Pomeriggio letterario, martedì 25 luglio nella sede dell’Abi, con un pubblico numeroso (docenti, parlamentari, servitori dello Stato, amministratori, studiosi compreso il presidente della Consob Paolo Savona) che ha sfidato il caldo torrido dell’estate romana.

La presentazione del recente libro di Giorgio La Malfa e Giovanni Farese è stata l’occasione per un confronto pubblico, profondo e ricco di aneddoti, sulla attualità del pensiero di Keynes. Ne hanno parlato gli autori insieme al Professore Sabino Cassese e all’economista Pierluigi Ciocca, giá Banca d’Italia.

Giorgio La Malfa ha confessato che con questa opera ha voluto “pagare un debito alla formazione che ebbe  Cambridge negli anni sessanta” , quando frequentando quella università inglese frequentò gli allievi di Keynes.

Si è certamente parlato della rivoluzione Keynesiana, dell’attacco di  Keynes alla cittadella della  ortodossia, con un assalto alla cittadella del pensiero classico,  con la lunga  genesi della Teoria generale nel convincimento che il mercato da solo non ce la fa e richiede azioni consapevoli ponendo alternative al capitalismo che non ė capace di creare piena occupazione.

Nel  1935 scriveva “la difficoltà non risiede  nelle nuove idee ma nelle vecchie che risiedono in ogni angolo della mente”. Prima del 1936, dunque  prima di Keynes prevaleva il convincimento che il sistema si autoregolasse e che i governi dovevano astenersi dall’intervenire.

Anche Von Hayek sosteneva l’astensione e  che ci  sarebbe il lento riadeguamento della produzione  Il problema, nel secolo scorso fu purtroppo superato solo con il ricorso alle guerre. Toccò alle guerre ridare lavoro.  Certo la spesa pubblica ė un oggetto pericoloso e va maneggiata con prudenza, soprattutto dai responsabili politici.

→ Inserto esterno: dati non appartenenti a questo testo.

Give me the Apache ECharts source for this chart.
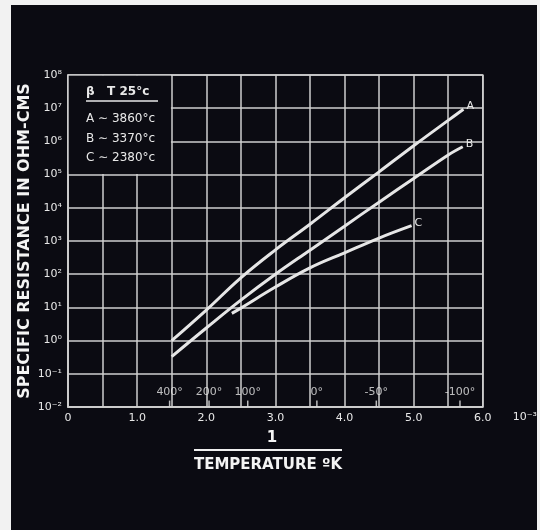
<!DOCTYPE html>
<html>
<head>
<meta charset="utf-8">
<script src="https://cdn.jsdelivr.net/npm/echarts@6/dist/echarts.min.js"></script>
<style>
  html, body { margin: 0; padding: 0; background: #f2f2f2; }
  #bg { position: absolute; left: 11px; top: 5px; width: 526px; height: 525px; background: #0b0b12; }
  #chart { position: absolute; left: 0; top: 0; width: 540px; height: 530px; }
</style>
</head>
<body>
<div id="bg"></div>
<div id="chart"></div>
<script>
// 1/T (x 10^-3) and specific resistance (ohm-cm)
const aX = [1.5, 2.0, 2.5, 3.0, 3.5, 4.0, 4.5, 5.0, 5.5, 5.72];
const aR = [1.0, 8.3, 78, 540, 3200, 20000, 121000, 740000, 4.3e6, 9.3e6];
const bX = [1.5, 2.0, 2.5, 3.0, 3.5, 4.0, 4.5, 5.0, 5.5, 5.71];
const bR = [0.33, 2.4, 16.6, 100, 530, 2800, 14800, 76000, 390000, 690000];
const cX = [2.37, 2.5, 3.0, 3.5, 4.0, 4.5, 4.97];
const cR = [6.6, 9.5, 41, 155, 440, 1230, 2900];
const seriesNames = ['A', 'B', 'C'];

// temperature (°C) marks along the bottom of the plot
const tempX = [1.47, 2.04, 2.6, 3.6, 4.46, 5.67];
const tempLabels = ['400°', '200°', '100°', '0°', '-50°', '-100°'];

// legend box texts
const legendHeader = 'β   T 25°c';
const legendLines = ['A ∼ 3860°c', 'B ∼ 3370°c', 'C ∼ 2380°c'];

const yAxisTitle = 'SPECIFIC RESISTANCE IN OHM-CMS';
const xTitleTop = '1';
const xTitleBottom = 'TEMPERATURE ºK';
const xUnit = '10⁻³';

const BG = '#0b0b12';
const GRIDC = '#cfcfcf';
const LINEC = '#e6e6e6';
const TXT = '#e8e8e8';

const sup = { '-': '⁻', '0': '⁰', '1': '¹', '2': '²', '3': '³', '4': '⁴', '5': '⁵', '6': '⁶', '7': '⁷', '8': '⁸', '9': '⁹' };
function pow10Label(v) {
  const e = Math.round(Math.log10(v));
  return '10' + String(e).split('').map(c => sup[c]).join('');
}
const zip = (xs, ys) => xs.map((x, i) => [x, ys[i]]);

const lineSeries = [[aX, aR], [bX, bR], [cX, cR]].map((d, i) => ({
  name: seriesNames[i],
  type: 'line',
  data: zip(d[0], d[1]),
  smooth: 0.4,
  symbol: 'none',
  lineStyle: { color: LINEC, width: 3 },
  endLabel: {
    show: true, formatter: '{a}', color: TXT, fontSize: 11,
    fontFamily: 'DejaVu Sans', distance: 3, offset: [0, -3]
  },
  z: 5
}));

const chart = echarts.init(document.getElementById('chart'), null, { renderer: 'canvas' });
chart.setOption({
  backgroundColor: 'transparent',
  animation: false,
  grid: { left: 68, right: 57, top: 75, bottom: 123, show: true, borderColor: GRIDC, borderWidth: 1.5, backgroundColor: 'transparent' },
  xAxis: {
    type: 'value', min: 0, max: 6, interval: 0.5,
    name: xUnit, nameLocation: 'end', nameGap: 30,
    nameTextStyle: { color: TXT, fontSize: 11, fontFamily: 'DejaVu Sans', verticalAlign: 'top', padding: [5, 0, 0, 0] },
    axisLine: { show: true, lineStyle: { color: GRIDC, width: 1.5 } },
    axisTick: { show: false },
    splitLine: { show: true, lineStyle: { color: GRIDC, width: 1.5 } },
    axisLabel: {
      color: TXT, fontSize: 11, fontFamily: 'DejaVu Sans', margin: 6,
      formatter: v => v === 0 ? '0' : (Math.abs(v - Math.round(v)) < 1e-9 ? v.toFixed(1) : '')
    }
  },
  yAxis: {
    type: 'log', logBase: 10, min: 0.01, max: 1e8, interval: 1,
    name: yAxisTitle, nameLocation: 'middle', nameRotate: 90, nameGap: 35,
    nameMoveOverlap: false,
    nameTextStyle: { color: '#f4f4f4', fontSize: 16, fontWeight: 'bold', fontFamily: 'DejaVu Sans' },
    axisLine: { show: true, lineStyle: { color: GRIDC, width: 1.5 } },
    axisTick: { show: false },
    splitLine: { show: true, lineStyle: { color: GRIDC, width: 1.5 } },
    axisLabel: { color: TXT, fontSize: 11, fontFamily: 'DejaVu Sans', margin: 6, formatter: pow10Label }
  },
  series: [
    // black legend box covering the top-left grid cells
    {
      type: 'line', data: [], silent: true,
      markArea: {
        silent: true,
        itemStyle: { color: BG },
        label: { show: false },
        data: [[{ xAxis: 0.011, yAxis: 1.05e5 }, { xAxis: 1.489, yAxis: 0.952e8 }]]
      },
      z: 3
    },
    ...lineSeries,
    {
      name: 'temp', type: 'scatter', silent: true,
      data: tempX.map((x, i) => ({ value: [x, 0.0127], name: tempLabels[i] })),
      symbol: 'rect', symbolSize: [1.5, 6],
      itemStyle: { color: TXT },
      label: { show: true, position: 'top', distance: 3, formatter: '{b}', color: TXT, fontSize: 11, fontFamily: 'DejaVu Sans' },
      z: 4
    }
  ],
  graphic: [
    { type: 'text', z: 100, left: 86, top: 86, style: { text: legendHeader, fill: TXT, font: 'bold 12px "DejaVu Sans"' } },
    { type: 'line', z: 100, shape: { x1: 86, y1: 101, x2: 158, y2: 101 }, style: { stroke: TXT, lineWidth: 1.5 } },
    ...legendLines.map((t, i) => ({
      type: 'text', z: 100, left: 86, top: 113 + i * 19.5,
      style: { text: t, fill: TXT, font: '12px "DejaVu Sans"' }
    })),
    { type: 'text', z: 100, x: 272, y: 438, style: { text: xTitleTop, fill: '#f4f4f4', font: 'bold 15px "DejaVu Sans"', align: 'center', verticalAlign: 'middle' } },
    { type: 'line', z: 100, shape: { x1: 194, y1: 450, x2: 342, y2: 450 }, style: { stroke: '#f0f0f0', lineWidth: 2 } },
    { type: 'text', z: 100, x: 268, y: 465, style: { text: xTitleBottom, fill: '#f4f4f4', font: 'bold 15px "DejaVu Sans"', align: 'center', verticalAlign: 'middle' } }
  ]
});
</script>
</body>
</html>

Guardare all’oggi significa prendere coscienza che la rivoluzione tecnologica porta a produzioni con pochissimo lavoro,  con il rischio di cattiva distribuzione della ricchezza  e solo la mano pubblica può correggere i livelli della occupazione e della distribuzione del reddito. Purtroppo anche nelle università si è tornati a diffondere ed insegnare teorie ottocentesche.

Quindi oggi le teorie di Keynes andrebbero maneggiate con prudenza pensando ai nuovi protezionismi, alla sovranità limitata, ai minibot o a mini monete  o a quota cento e a quanti insidiano perfino il capitale della Banca d’Italia.  Keynes non era per lo Stato spendaccione; l’intero bilancio deve essere in equilibrio se non in pareggio; agire sulla composizione del bilancio e sulle infrastrutture produttive, che nulla hanno a che vedere con il bilancio in deficit.

La forza del moltiplicatore degli investimenti è diversa da quello per le spese correnti.
Keynes propone di abbandonare lo stato ottocentesco per entrare in un socialismo liberale, proteggendo l’individuo, la sua iniziativa, la sua proprietá.
Lo Stato deve assumersi la responsabilità di intervenire. Solo lo Stato può rimediare e può entrare in gioco come fattore equilibratore, assumendo una responsabilità crescente negli investimenti.

Stato e mercato sono padre e madre dell’individuo.
Il libro di Giorgio La Malfa e Giovanni Farese per la collana dei Meridiani dell’editore Mondadori  con  la ricchezza di un saggio introduttivo di 100 pagine di Giorgio La Malfa e  di 500 note (bibliografiche, storiche, di relazione, biologiche o letterarie) restituisce forma e sostanza al pensiero di Keynes per il quale l’economia deve avere una importanza secondaria rispetto “all’arte della vita”.

Assume, oggi,  un grande significato politico oltre e che letterario soprattutto nel tempo della crisi dell’Unione Europea sopraffatta dalla ventata di ordoliberismo che porta ai rischi della deflazione, scoraggia la domanda privata, genera insicurezze, disuguaglianze,  risentimenti nei ceti medi e piccoli li borghesi. I pericoli sono elevati è ancora non sufficientemente percepiti.